Amy Sanders was awarded a BSc Econ and MSc Econ from the University of Wales, Swansea. She undertook her PhD at Cardiff University on the subject of ‘Institutionalising equalities? Exploring the engagement of equalities organisations in the Welsh third sector-government partnership’. Amy first joined WISERD as a PhD researcher in Cardiff University and she was appointed as a Research Associate in WISERD in Aberystwyth University in 2021.
Beyond academia, Amy spent over 16 years working on projects that brought the third sector and public sector together. She was a director of a Welsh workers cooperative which promoted equality and citizen engagement, and she coordinated participative projects for Welsh Government, local and public authorities and third sector organisations in every local authority in Wales. She also served as a Community Development Officer in a Community House in Swansea, and she was the Swansea Anti-Poverty Officer and coordinated Swansea Poverty Action Network.
Research interests: Amy’s research interests include civil society, equalities and civil society-state relations. She has an interest in how equalities organisations achieve descriptive and substantive representation and the related implications for democracy theory. She is also keen to explore how third sector organisations seek to influence policymaking through different mechanisms on the insider-outsider continuum. She is interested in interorganisational relations and how equality and inequality is made manifest across civil society. In terms of equalities strategies, she has an interest in mainstreaming, intersectionality and applying feminist institutionalism to a broader interpretation of equalities.

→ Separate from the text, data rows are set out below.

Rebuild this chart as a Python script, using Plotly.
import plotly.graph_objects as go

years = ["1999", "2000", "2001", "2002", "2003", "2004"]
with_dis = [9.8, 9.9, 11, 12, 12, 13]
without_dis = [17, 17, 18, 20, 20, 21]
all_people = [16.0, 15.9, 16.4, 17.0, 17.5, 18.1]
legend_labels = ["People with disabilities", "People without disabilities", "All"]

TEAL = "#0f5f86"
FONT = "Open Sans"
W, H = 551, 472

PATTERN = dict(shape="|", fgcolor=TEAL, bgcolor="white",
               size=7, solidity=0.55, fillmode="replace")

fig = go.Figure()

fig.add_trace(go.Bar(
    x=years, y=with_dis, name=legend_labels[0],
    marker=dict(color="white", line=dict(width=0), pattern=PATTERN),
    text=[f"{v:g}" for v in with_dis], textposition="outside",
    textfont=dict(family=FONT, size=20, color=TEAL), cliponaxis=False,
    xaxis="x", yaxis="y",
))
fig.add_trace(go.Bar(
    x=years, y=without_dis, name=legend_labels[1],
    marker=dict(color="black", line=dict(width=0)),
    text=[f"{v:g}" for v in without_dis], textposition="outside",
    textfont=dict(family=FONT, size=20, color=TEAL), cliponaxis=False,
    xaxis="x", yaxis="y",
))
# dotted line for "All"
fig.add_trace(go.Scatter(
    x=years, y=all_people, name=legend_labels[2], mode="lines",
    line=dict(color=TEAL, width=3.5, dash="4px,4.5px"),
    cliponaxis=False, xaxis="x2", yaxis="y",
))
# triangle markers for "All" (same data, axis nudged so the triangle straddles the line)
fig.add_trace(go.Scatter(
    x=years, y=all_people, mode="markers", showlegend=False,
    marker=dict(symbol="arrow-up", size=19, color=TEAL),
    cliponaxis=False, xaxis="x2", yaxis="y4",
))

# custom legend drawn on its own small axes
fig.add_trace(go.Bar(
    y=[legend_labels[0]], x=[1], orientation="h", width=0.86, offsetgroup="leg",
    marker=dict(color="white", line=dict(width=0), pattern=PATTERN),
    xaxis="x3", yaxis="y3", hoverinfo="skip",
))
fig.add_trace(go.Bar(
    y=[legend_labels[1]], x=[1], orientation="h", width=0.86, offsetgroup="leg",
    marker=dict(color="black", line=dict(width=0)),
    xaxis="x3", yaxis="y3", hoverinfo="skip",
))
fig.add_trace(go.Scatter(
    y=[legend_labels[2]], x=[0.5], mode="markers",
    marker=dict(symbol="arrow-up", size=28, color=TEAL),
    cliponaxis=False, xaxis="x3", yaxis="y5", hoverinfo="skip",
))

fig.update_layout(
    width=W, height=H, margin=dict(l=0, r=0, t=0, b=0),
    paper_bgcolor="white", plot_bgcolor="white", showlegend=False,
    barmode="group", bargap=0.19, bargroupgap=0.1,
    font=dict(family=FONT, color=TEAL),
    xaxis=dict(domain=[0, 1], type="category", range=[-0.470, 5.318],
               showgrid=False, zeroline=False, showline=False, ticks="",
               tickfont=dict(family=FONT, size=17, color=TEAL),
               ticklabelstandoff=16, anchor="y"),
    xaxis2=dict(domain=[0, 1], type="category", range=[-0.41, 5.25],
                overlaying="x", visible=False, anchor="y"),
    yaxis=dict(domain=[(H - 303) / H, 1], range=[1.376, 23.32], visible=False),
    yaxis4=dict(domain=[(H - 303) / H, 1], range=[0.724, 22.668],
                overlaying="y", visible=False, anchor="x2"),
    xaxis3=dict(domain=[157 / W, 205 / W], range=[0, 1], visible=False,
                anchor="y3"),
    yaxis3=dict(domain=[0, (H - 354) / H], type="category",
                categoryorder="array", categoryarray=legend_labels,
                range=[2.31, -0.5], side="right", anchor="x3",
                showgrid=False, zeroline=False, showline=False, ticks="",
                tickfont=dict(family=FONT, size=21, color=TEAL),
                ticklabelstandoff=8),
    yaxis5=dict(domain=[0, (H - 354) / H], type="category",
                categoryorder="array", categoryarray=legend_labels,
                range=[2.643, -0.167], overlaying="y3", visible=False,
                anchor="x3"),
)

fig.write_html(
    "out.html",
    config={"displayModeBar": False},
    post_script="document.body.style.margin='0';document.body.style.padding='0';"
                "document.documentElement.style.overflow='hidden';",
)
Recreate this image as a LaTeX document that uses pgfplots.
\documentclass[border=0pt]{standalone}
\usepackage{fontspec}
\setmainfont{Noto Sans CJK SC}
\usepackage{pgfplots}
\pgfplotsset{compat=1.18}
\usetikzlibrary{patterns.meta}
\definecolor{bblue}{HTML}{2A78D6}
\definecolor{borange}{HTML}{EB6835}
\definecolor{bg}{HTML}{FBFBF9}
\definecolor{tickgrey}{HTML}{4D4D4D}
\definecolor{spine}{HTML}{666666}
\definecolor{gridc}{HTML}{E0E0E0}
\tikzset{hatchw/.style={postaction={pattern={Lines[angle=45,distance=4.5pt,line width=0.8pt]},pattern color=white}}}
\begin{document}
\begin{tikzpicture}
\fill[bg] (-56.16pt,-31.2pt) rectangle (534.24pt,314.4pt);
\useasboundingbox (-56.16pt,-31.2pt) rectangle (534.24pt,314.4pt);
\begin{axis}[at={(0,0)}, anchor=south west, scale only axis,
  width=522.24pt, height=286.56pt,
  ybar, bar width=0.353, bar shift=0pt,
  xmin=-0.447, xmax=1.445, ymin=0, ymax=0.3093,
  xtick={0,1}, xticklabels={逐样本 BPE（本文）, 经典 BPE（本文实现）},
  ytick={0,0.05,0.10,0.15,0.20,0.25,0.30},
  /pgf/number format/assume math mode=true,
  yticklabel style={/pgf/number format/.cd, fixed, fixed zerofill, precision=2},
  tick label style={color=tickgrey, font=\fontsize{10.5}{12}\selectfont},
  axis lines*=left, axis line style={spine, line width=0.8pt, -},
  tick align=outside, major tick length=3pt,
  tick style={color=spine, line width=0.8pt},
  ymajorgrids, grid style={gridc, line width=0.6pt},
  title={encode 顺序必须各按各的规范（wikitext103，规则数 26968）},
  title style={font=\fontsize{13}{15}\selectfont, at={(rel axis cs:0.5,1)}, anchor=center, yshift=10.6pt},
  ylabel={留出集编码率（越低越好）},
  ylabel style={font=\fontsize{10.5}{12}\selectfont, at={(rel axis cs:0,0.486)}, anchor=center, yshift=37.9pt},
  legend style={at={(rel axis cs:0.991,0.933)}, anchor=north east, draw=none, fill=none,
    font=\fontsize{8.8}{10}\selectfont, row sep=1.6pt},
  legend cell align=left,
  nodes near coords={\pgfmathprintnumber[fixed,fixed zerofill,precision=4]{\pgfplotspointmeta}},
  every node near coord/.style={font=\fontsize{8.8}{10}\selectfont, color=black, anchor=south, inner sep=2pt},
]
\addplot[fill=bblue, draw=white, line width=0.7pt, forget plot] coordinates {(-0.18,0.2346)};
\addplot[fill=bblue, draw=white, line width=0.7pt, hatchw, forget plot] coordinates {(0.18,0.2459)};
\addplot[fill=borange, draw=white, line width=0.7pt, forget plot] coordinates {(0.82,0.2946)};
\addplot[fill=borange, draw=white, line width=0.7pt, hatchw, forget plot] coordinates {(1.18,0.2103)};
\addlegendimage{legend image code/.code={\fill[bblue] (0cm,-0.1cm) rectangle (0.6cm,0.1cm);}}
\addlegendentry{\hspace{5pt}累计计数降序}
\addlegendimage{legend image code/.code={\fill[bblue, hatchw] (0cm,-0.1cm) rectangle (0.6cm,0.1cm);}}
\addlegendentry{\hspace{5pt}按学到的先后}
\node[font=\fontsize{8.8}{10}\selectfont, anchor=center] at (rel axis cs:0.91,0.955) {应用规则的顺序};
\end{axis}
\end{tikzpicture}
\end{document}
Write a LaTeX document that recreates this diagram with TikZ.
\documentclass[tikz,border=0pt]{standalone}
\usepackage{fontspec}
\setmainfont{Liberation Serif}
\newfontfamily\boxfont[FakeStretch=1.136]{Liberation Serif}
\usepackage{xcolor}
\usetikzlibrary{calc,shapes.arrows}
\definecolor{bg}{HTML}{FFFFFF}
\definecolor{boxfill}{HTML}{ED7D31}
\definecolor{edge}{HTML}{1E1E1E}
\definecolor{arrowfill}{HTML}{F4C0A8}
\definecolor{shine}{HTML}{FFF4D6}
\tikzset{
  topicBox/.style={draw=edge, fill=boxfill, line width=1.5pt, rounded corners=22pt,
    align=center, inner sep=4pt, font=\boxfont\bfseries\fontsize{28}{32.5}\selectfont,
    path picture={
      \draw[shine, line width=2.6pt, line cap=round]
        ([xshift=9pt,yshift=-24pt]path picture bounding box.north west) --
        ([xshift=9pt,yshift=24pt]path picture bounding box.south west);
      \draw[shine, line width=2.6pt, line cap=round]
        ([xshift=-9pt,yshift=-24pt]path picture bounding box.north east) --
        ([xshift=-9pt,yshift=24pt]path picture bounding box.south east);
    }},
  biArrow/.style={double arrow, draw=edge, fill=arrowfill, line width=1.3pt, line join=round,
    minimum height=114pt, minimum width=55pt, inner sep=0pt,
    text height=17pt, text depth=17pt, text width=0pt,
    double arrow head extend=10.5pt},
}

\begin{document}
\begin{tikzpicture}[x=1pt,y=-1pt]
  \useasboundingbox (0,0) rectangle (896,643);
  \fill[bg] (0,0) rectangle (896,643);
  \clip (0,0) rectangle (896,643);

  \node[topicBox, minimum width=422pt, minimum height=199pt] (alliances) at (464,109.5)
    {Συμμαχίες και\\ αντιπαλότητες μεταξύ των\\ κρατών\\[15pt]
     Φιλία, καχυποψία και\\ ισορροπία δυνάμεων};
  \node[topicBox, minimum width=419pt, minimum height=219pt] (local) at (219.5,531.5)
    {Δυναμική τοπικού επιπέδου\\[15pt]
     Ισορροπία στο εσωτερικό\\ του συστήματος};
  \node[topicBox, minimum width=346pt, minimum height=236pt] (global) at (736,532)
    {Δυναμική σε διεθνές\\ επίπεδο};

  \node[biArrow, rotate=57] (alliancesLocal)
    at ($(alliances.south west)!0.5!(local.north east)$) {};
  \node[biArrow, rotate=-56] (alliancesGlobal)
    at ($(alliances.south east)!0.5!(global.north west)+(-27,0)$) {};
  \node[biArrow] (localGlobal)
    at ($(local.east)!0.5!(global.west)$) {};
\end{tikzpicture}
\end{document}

Current research: Amy will be working on three WISERD research programmes that form part of the ‘Changing Perspectives on Civic Stratification and Civil Repair’ programme. The first is concerned with political polarisation as it manifests itself within civil society organisations. She will specifically be exploring how the circulation of ideas, arguments and discourses within local civil society networks has contributed to the rise of populism and polarisation of politics in Britain and the United States, and what part civil society can play in addressing social and political polarisation. The second is examining elites roles and systems of patronage within civil society in the context of Welsh Civil Society. Amy is exploring the systems of patronage within civil society and the connections between civil society, civic stratification and elite formation. The third will research the new repertoires of social mobilisation adopted by civil society in the climate movement. It has a particular focus on the nature of new technology-enabled transnational repertoires and how these contribute to the shifting dynamics of civic stratification in the age of uncertainty.